The term transgender defined as “an umbrella term for anyone who crosses gender lines” extends to both those who change aspects of their appearance, such as their clothing or behavior, to cross gender lines and those who are what Wilchins names “visibly queer,” referring to people who publicly display their sexual orientation. Because of the common political problems shared by these two groups of people, Wilchins argues that it makes sense for them to ally themselves with each other.

 

When people choose to identify solely with the term “queer,” I’ve noticed that there’s an inclination to try to figure out what subcategory within the queerness someone falls under. Much like how we feel the need to find out someone’s gender and feel uncomfortable when we’re unable to discern it, the same often goes for sexuality.

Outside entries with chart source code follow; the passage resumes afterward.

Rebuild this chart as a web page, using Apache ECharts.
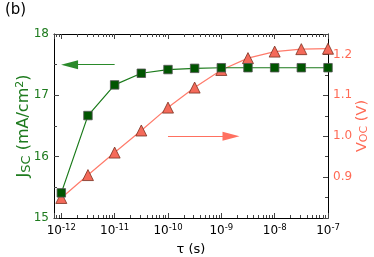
<!DOCTYPE html>
<html><head><meta charset="utf-8">
<script src="https://cdn.jsdelivr.net/npm/echarts@6/dist/echarts.min.js"></script>
<style>html,body{margin:0;padding:0;background:#fff}#c{width:374px;height:257px}</style>
</head><body><div id="c"></div>
<script>
const tau = [1e-12, 3.16e-12, 1e-11, 3.16e-11, 1e-10, 3.16e-10, 1e-9, 3.16e-9, 1e-8, 3.16e-8, 1e-7];
const jsc = [15.41, 16.67, 17.17, 17.36, 17.42, 17.44, 17.45, 17.45, 17.45, 17.45, 17.45];
const voc = [0.849, 0.905, 0.960, 1.014, 1.070, 1.119, 1.162, 1.191, 1.207, 1.213, 1.214];
const xTickExp = [-12, -11, -10, -9, -8, -7];

const green = '#1e7b1e', red = '#ff6a55';
const font = 'DejaVu Sans';
const tickColor = '#444';
const chart = echarts.init(document.getElementById('c'), null, {renderer: 'canvas'});
const supFmt = v => { const e = Math.round(Math.log10(v)); return xTickExp.includes(e) ? '10{s|' + e + '}' : ''; };
chart.setOption({
  animation: false,
  textStyle: {fontFamily: font},
  graphic: [{type: 'text', left: 5, top: 3, style: {text: '(b)', font: '15px ' + font, fill: '#000'}}],
  grid: {left: 54, right: 46, top: 34, bottom: 39, outerBoundsMode: 'none', containLabel: false},
  xAxis: [{
    type: 'log', min: Math.pow(10, -12.137), max: 1e-7, logBase: 10,
    name: 'τ (s)', nameLocation: 'middle', nameGap: 25,
    nameTextStyle: {fontSize: 13, color: '#000', fontFamily: font},
    axisLine: {lineStyle: {color: '#000', width: 1}},
    axisTick: {inside: true, length: 5, lineStyle: {color: tickColor}},
    minorTick: {show: true, splitNumber: 9, length: 3, lineStyle: {color: tickColor}},
    splitLine: {show: false},
    axisLabel: {formatter: supFmt, color: '#000', fontSize: 12, margin: 5, fontFamily: font,
      rich: {s: {fontSize: 8.5, fontFamily: font, verticalAlign: 'top', padding: [0, 0, 7, 0], color: '#000'}}}
  }, {
    type: 'log', position: 'top', min: Math.pow(10, -12.137), max: 1e-7, logBase: 10,
    axisLine: {lineStyle: {color: '#000', width: 1}},
    axisTick: {inside: true, length: 5, lineStyle: {color: tickColor}},
    minorTick: {show: true, splitNumber: 9, length: 3, lineStyle: {color: tickColor}},
    splitLine: {show: false}, axisLabel: {show: false}
  }],
  yAxis: [{
    type: 'value', min: 15, max: 18, interval: 1, position: 'left',
    name: 'J{sub|SC} (mA/cm{sup|2})', nameLocation: 'middle', nameGap: 21, nameRotate: 90,
    nameMoveOverlap: false,
    nameTextStyle: {fontSize: 16, color: green, fontFamily: font,
      rich: {sub: {fontSize: 13, fontFamily: font, color: green, verticalAlign: 'bottom', padding: [5, 0, 0, 0]},
             sup: {fontSize: 11, fontFamily: font, color: green, verticalAlign: 'top', padding: [0, 0, 7, 0]}}},
    axisLine: {show: true, lineStyle: {color: '#000'}},
    axisTick: {inside: true, length: 5, lineStyle: {color: tickColor}},
    minorTick: {show: true, splitNumber: 2, length: 3, lineStyle: {color: tickColor}},
    splitLine: {show: false},
    axisLabel: {color: green, fontSize: 12, margin: 5, fontFamily: font}
  }, {
    type: 'value', min: 0.8, max: 1.25, interval: 0.1, position: 'right',
    name: 'V{sub|OC} (V)', nameLocation: 'middle', nameGap: 26, nameRotate: 90,
    nameMoveOverlap: false,
    nameTextStyle: {fontSize: 14.5, color: red, fontFamily: font,
      rich: {sub: {fontSize: 11, fontFamily: font, color: red, verticalAlign: 'bottom', padding: [5, 0, 0, 0]}}},
    axisLine: {show: true, lineStyle: {color: '#000'}},
    axisTick: {inside: true, length: 5, lineStyle: {color: tickColor}},
    minorTick: {show: true, splitNumber: 2, length: 3, lineStyle: {color: tickColor}},
    splitLine: {show: false},
    axisLabel: {color: red, fontSize: 12, margin: 5, fontFamily: font, showMinLabel: false, showMaxLabel: false,
      formatter: v => v.toFixed(1)}
  }],
  series: [{
    type: 'line', xAxisIndex: 0, yAxisIndex: 1, data: tau.map((t, i) => [t, voc[i]]),
    symbol: 'triangle', symbolSize: 11,
    lineStyle: {color: '#ff7b6b', width: 1.2},
    itemStyle: {color: '#f46a5a', borderColor: '#7a3020', borderWidth: 0.8},
    z: 2,
    markLine: {silent: true, symbol: ['none', 'triangle'], symbolSize: [9, 17],
      lineStyle: {color: '#ff7060', width: 1.2, type: 'solid'}, label: {show: false},
      data: [[{coord: [1e-10, 1.0]}, {coord: [1.52e-9, 1.0]}]]}
  }, {
    type: 'line', xAxisIndex: 0, yAxisIndex: 0, data: tau.map((t, i) => [t, jsc[i]]),
    symbol: 'rect', symbolSize: 8.5,
    lineStyle: {color: '#1a7a1a', width: 1.2},
    itemStyle: {color: '#005500', borderColor: '#555', borderWidth: 0.8},
    z: 3,
    markLine: {silent: true, symbol: ['none', 'triangle'], symbolSize: [9, 17],
      lineStyle: {color: '#2a8a2a', width: 1.2, type: 'solid'}, label: {show: false},
      data: [[{coord: [1e-11, 17.5]}, {coord: [1.43e-12, 17.5]}]]}
  }]
});
</script></body></html>
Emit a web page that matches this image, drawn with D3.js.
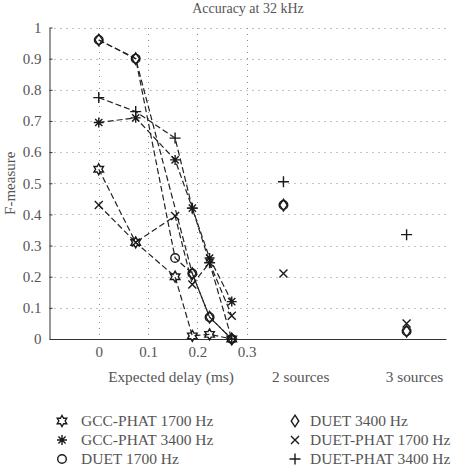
<!DOCTYPE html>
<html>
<head>
<meta charset="utf-8">
<script src="https://cdn.jsdelivr.net/npm/d3@7"></script>
<style>
  body { margin: 0; background: #fff; }
  text { font-family: "Liberation Serif", serif; fill: #555; }
</style>
</head>
<body>
<svg id="chart" width="451" height="467"></svg>
<script>
// expected delays (ms) and the two extra "sources" columns
const delays = [0, 0.075, 0.155, 0.19, 0.225, 0.27]
const sourcePos = [0.375, 0.625]
const sourceLabels = ['2 sources', '3 sources']
const sourceLabelPos = [0.41, 0.641]
const xTicks = [0, 0.1, 0.2, 0.3]
const yTicks = [0, 0.1, 0.2, 0.3, 0.4, 0.5, 0.6, 0.7, 0.8, 0.9, 1]

// F-measure per delay (null = no marker)
const gcc1700 = [0.545, 0.31, 0.20, 0.01, 0.015, 0]
const gcc3400 = [0.695, 0.71, 0.575, 0.42, 0.26, 0.12]
const duet1700 = [0.96, 0.9, 0.26, 0.21, 0.07, 0]
const duet3400 = [0.96, 0.9, null, 0.21, 0.07, 0]
const duetPhat1700 = [0.43, 0.31, 0.395, 0.175, 0.245, 0.075]
const duetPhat3400 = [0.775, 0.73, 0.645, 0.42, 0.245, 0]

// 2 sources / 3 sources
const gcc1700Src = [null, null]
const gcc3400Src = [null, null]
const duet1700Src = [0.43, 0.025]
const duet3400Src = [0.43, 0.025]
const duetPhat1700Src = [0.21, 0.05]
const duetPhat3400Src = [0.505, 0.335]

const seriesNames = ['GCC-PHAT 1700 Hz', 'GCC-PHAT 3400 Hz', 'DUET 1700 Hz',
  'DUET 3400 Hz', 'DUET-PHAT 1700 Hz', 'DUET-PHAT 3400 Hz']
const seriesMarkers = ['hexagram', 'asterisk', 'circle', 'diamond', 'cross', 'plus']

const series = [
  [gcc1700, gcc1700Src], [gcc3400, gcc3400Src], [duet1700, duet1700Src],
  [duet3400, duet3400Src], [duetPhat1700, duetPhat1700Src], [duetPhat3400, duetPhat3400Src]
].map((s, i) => ({
  name: seriesNames[i],
  marker: seriesMarkers[i],
  line: delays.map((d, j) => ({ x: d, y: s[0][j] })).filter(p => p.y != null),
  extra: sourcePos.map((d, j) => ({ x: d, y: s[1][j] })).filter(p => p.y != null)
}))

const svg = d3.select('#chart')
const ink = '#1a1a1a'

const x = d3.scaleLinear().domain([-0.1, 0.705]).range([49.5, 446])
const y = d3.scaleLinear().domain([0, 1]).range([339, 27.5])

// title
svg.append('text')
  .attr('x', 248).attr('y', 13)
  .attr('text-anchor', 'middle')
  .attr('font-size', '14px')
  .text('Accuracy at 32 kHz')

// dotted grid
const grid = svg.append('g')
  .attr('stroke', '#888')
  .attr('stroke-width', 1)
  .attr('stroke-dasharray', '1,5')

grid.selectAll('.hg')
  .data(yTicks.filter(d => d > 0))
  .enter()
  .append('line')
  .attr('x1', x(-0.1) + 5).attr('x2', x.range()[1])
  .attr('y1', d => Math.round(y(d)) + 0.5)
  .attr('y2', d => Math.round(y(d)) + 0.5)

grid.selectAll('.vg')
  .data(xTicks)
  .enter()
  .append('line')
  .attr('x1', d => Math.round(x(d)) + 0.5)
  .attr('x2', d => Math.round(x(d)) + 0.5)
  .attr('y1', y(0) - 4).attr('y2', y(1))

// axes
const yAxis = d3.axisLeft(y)
  .tickValues(yTicks)
  .tickFormat(d3.format('~g'))
  .tickSizeInner(-3)
  .tickSizeOuter(0)
  .tickPadding(8)

const yG = svg.append('g')
  .attr('transform', `translate(${x(-0.1)},0)`)
  .call(yAxis)
yG.select('.domain').attr('stroke', '#333')
yG.selectAll('.tick line').attr('stroke', '#333')
yG.selectAll('.tick text')
  .attr('font-family', '"Liberation Serif", serif')
  .attr('font-size', '15px')
  .attr('fill', '#555')

const xAxis = d3.axisBottom(x)
  .tickValues(xTicks)
  .tickFormat(d3.format('~g'))
  .tickSizeInner(0)
  .tickSizeOuter(0)
  .tickPadding(7)

const xG = svg.append('g')
  .attr('transform', `translate(0,${y(0)})`)
  .call(xAxis)
xG.select('.domain').attr('stroke', '#333')
xG.selectAll('.tick text')
  .attr('font-family', '"Liberation Serif", serif')
  .attr('font-size', '15px')
  .attr('fill', '#555')

// axis titles
svg.append('text')
  .attr('transform', `translate(15,${(y(0) + y(1)) / 2}) rotate(-90)`)
  .attr('text-anchor', 'middle')
  .attr('font-size', '15px')
  .text('F-measure')

svg.append('text')
  .attr('x', 171).attr('y', 382)
  .attr('text-anchor', 'middle')
  .attr('font-size', '15.3px')
  .text('Expected delay (ms)')

svg.selectAll('.srcLabel')
  .data(sourceLabels)
  .enter()
  .append('text')
  .attr('x', (d, i) => x(sourceLabelPos[i]))
  .attr('y', 382)
  .attr('text-anchor', 'middle')
  .attr('font-size', '15.3px')
  .text(d => d)

// marker drawing
function drawMarker(g, type, cx, cy) {
  const m = g.append('g')
    .attr('transform', `translate(${cx},${cy})`)
    .attr('fill', 'none')
    .attr('stroke', ink)
    .attr('stroke-width', 1.4)
  if (type === 'circle') {
    m.append('circle').attr('r', 4.3)
  } else if (type === 'diamond') {
    m.append('path').attr('d', 'M0,-5.8L3.8,0L0,5.8L-3.8,0Z')
  } else if (type === 'cross') {
    m.append('path').attr('d', 'M-4,-4L4,4M-4,4L4,-4')
  } else if (type === 'plus') {
    m.append('path').attr('d', 'M-5.5,0L5.5,0M0,-5.5L0,5.5')
  } else if (type === 'asterisk') {
    m.append('path').attr('d', 'M-5,0L5,0M0,-5L0,5M-3.6,-3.6L3.6,3.6M-3.6,3.6L3.6,-3.6')
  } else if (type === 'hexagram') {
    const pts = d3.range(12).map(k => {
      const r = k % 2 === 0 ? 5.5 : 5.5 / Math.sqrt(3)
      const a = Math.PI / 6 * k - Math.PI / 2
      return [r * Math.cos(a), r * Math.sin(a)]
    })
    m.append('path').attr('d', 'M' + pts.join('L') + 'Z')
  }
}

// dashed lines
const lineGen = d3.line().x(d => x(d.x)).y(d => y(d.y))
const plot = svg.append('g')

plot.selectAll('.series')
  .data(series)
  .enter()
  .append('path')
  .attr('d', d => lineGen(d.line))
  .attr('fill', 'none')
  .attr('stroke', '#222')
  .attr('stroke-width', 1.2)
  .attr('stroke-dasharray', '6,3')

series.forEach(s => {
  s.line.concat(s.extra).forEach(p => drawMarker(plot, s.marker, x(p.x), y(p.y)))
})

// legend
const legendRows = [421, 440, 459]
const legendCols = [[62, 81], [295, 310]]
seriesNames.forEach((name, i) => {
  const col = legendCols[Math.floor(i / 3)]
  const row = legendRows[i % 3]
  drawMarker(svg, seriesMarkers[i], col[0], row)
  svg.append('text')
    .attr('x', col[1]).attr('y', row + 5)
    .attr('font-size', '15.5px')
    .text(name)
})
</script>
</body>
</html>
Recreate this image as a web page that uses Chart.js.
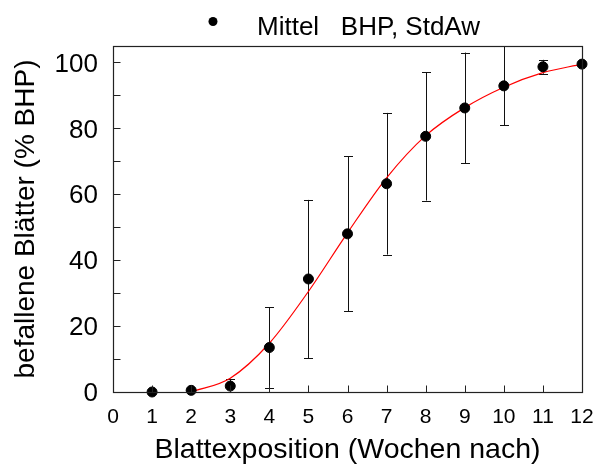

I found the concepts of “Language as the Real” and “The Other and the Binary” to be the most helpful for the basic purposes of discussing sexuality and gender. With Language as the Real, it’s pointed out that language focuses the standard or what is shared, and when this applies to personal matters, there are either no words or no positive words to describe non-normative experiences. Similarly, the reductive nature of locating meaning in difference makes the Other and the Binary and important tool in considering what lies between whatever two options we’re given. I understand Wilchin’s argument that inclusivity in response to binaries is largely unhelpful because we consider only two real genders to exist, but I’m confused by the “terms” within a binary and how each one can hold a different significance.